Mr Boff, who wore a T-shirt which said “Trans Rights are Human Rights”, told the PA News agency afterwards: “It was curated hatred.”

The session, “The meaning of sex: Gender Critical Debate”, was chaired by shadow energy secretary Claire Coutinho.

In response to Mr Boff’s heckles Ms Davies said she would not apologise for defending the rights of women and girls.

The panel claimed that others had “silenced” the debate previously and those with gender critical views had not been able to discuss them without being criticised.

Mr Boff had heckled a session on gender identity before, during the Conservative Party Conference in 2023.

He was ejected from the event after he interrupted a speech by then home secretary Suella Braverman when she described “gender ideology” as “poison”.
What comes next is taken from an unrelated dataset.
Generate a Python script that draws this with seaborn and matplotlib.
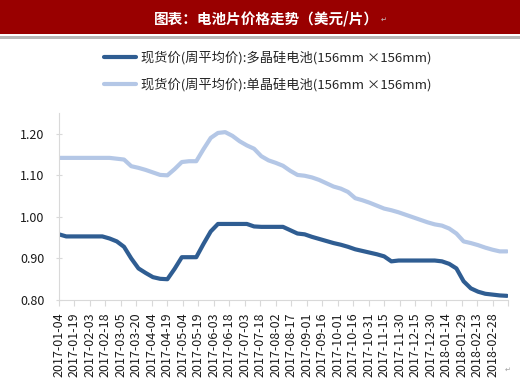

Mr Boff had said the comments were a “homophobic rant”.

Speaking to PA on Wednesday, he said he would not leave the party despite its shift on gender identity policy.

“It’s my party,” he said. “Of course I’m not quitting.

“I’ll be here switching the lights off when all these buggers have gone off to Reform.”

He said he believed the party would again shift its policy back to being more supportive of trans rights.

He said: “They will. I’ve been long enough in this party to know that there are troughs and there are peaks. We are in a trough at the moment.”

“Both in terms of its representation and the quality of the leadership.

“We will come out again, and will discover that one nation Conservativism which talks about bringing people together, that talks about fiscal responsibility, that talks about not lying to people about what we can and cannot do.

“That’s the Conservative Party I joined, and that’s the Conservative Party that’s going to return.”